Columbus arrives in the New World in 1492

The Great Spirit permeates all of Life and Nature. In Lakota spirituality, the term for this divine sacredness is Wakan Tanka.  

"They had retained, like a mighty memory, the knowledge of the great spirit that had come to them from the East, from our East, but by the opposite route across the Pacific Ocean. 
It was sometimes a great experience for those Europeans who could understand it, to get to know the way these American Indians spoke of the great spirit...that permeates and interweaves the world."

The early rise of materialism in Europe


The Catholic Church took the tripartite spiritual understanding of man from body, soul, and spirit and reduced it to body and soul only. Then, even the soul was lost during the Age of Enlightenment, and only the body remained as a consideration.
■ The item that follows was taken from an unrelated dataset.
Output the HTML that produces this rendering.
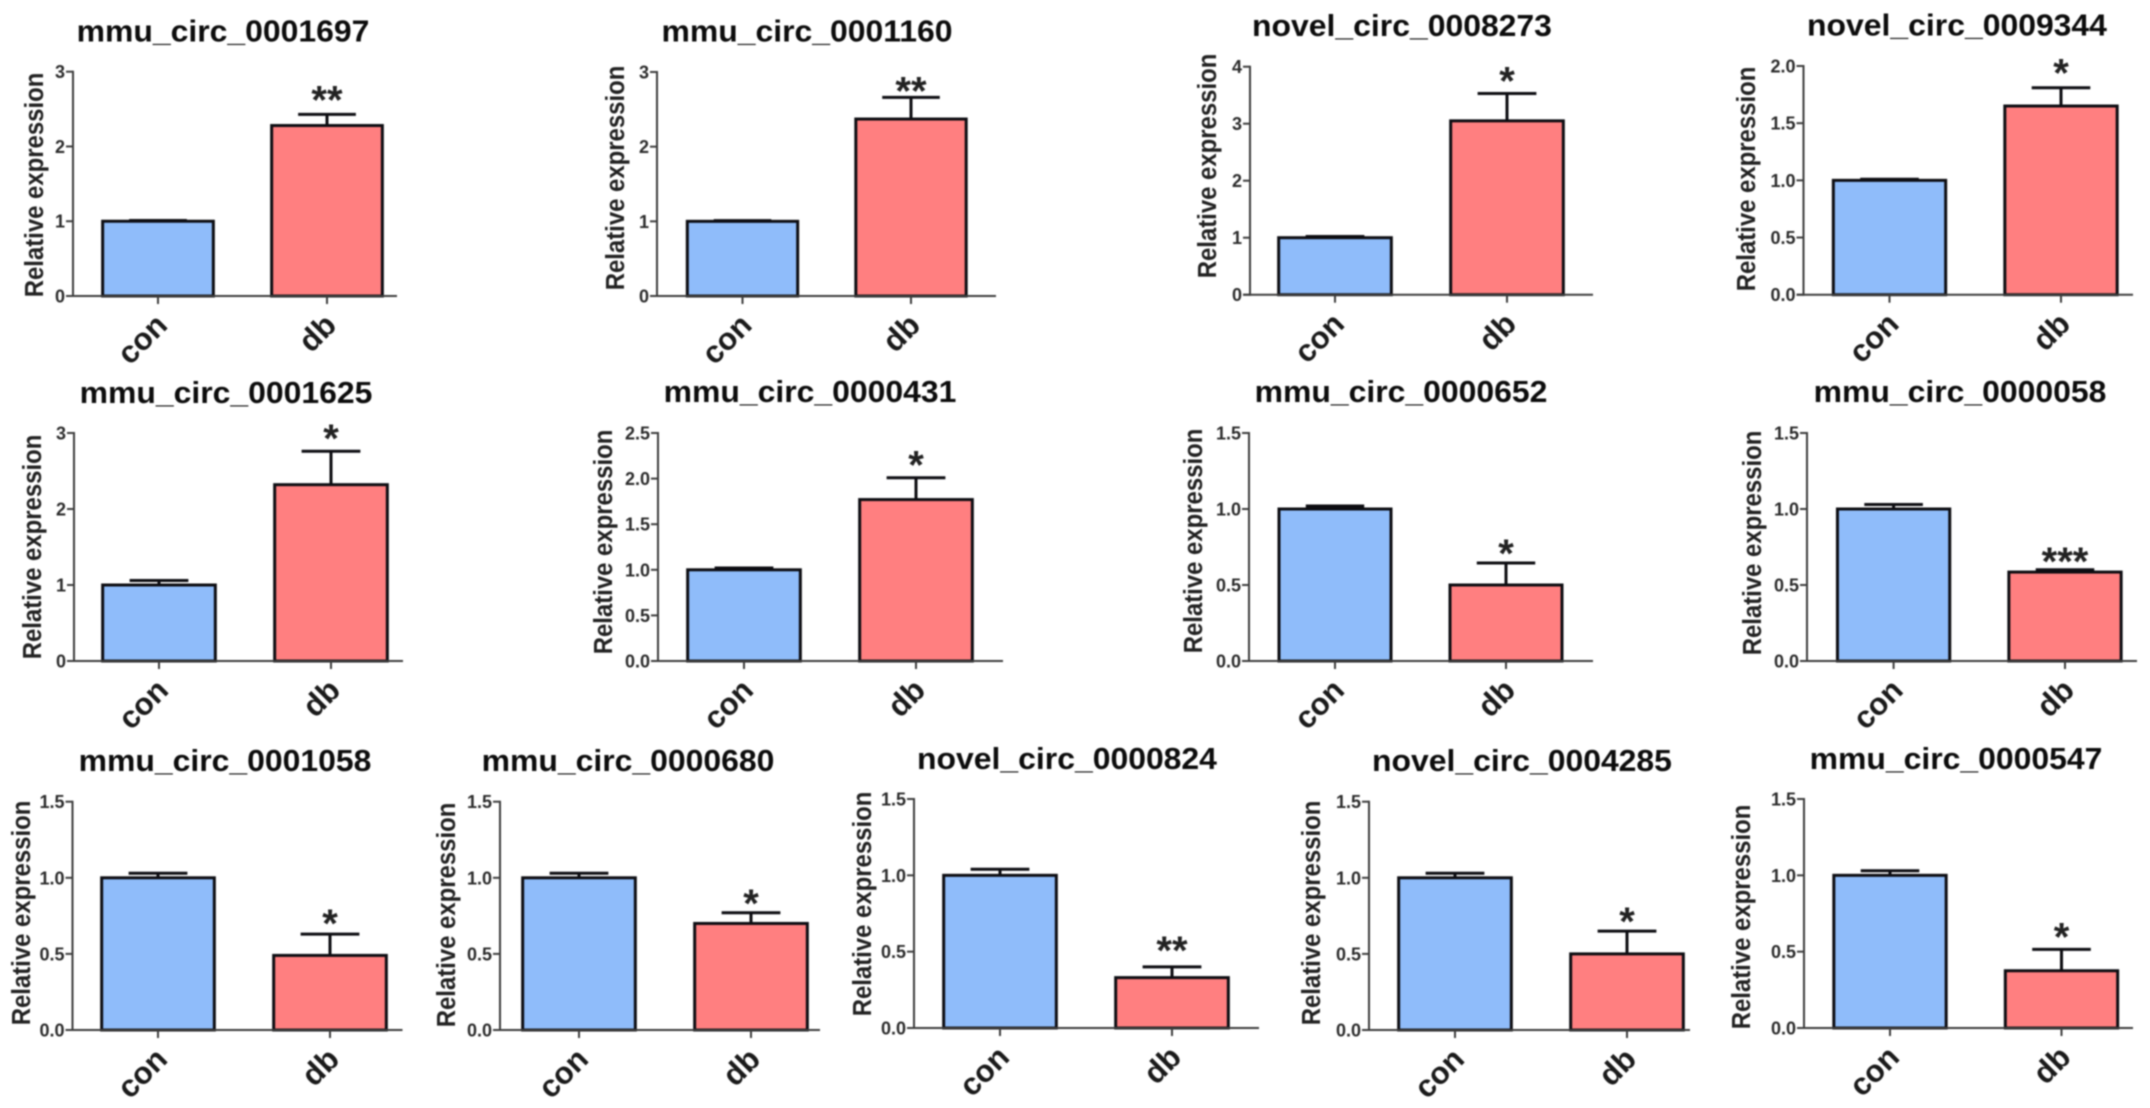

Spirit is from God, the body is from the Earth, and the Soul connects both.

From"De Homine" (1662) by René Descartes, a prominent figure in the Scientific Revolution. Life is reduced to automata, or machinery.

I have often mentioned to you the memorable Council of Constantinople in the year 869, at which the Catholic Church abolished belief in the spirit, at which the Catholic Church decreed that in future one should not believe in body, soul and spirit, but that one should only believe in body and soul. 

And this abolition of the knowledge of the spirit has brought about all the chaos in science and knowledge that has befallen Europe. It was therefore no wonder that this European humanity, grown in fear of everything spiritual, was seized with even more terrible fear when it now came face to face with the American Indians and their knowledge of the great spirit.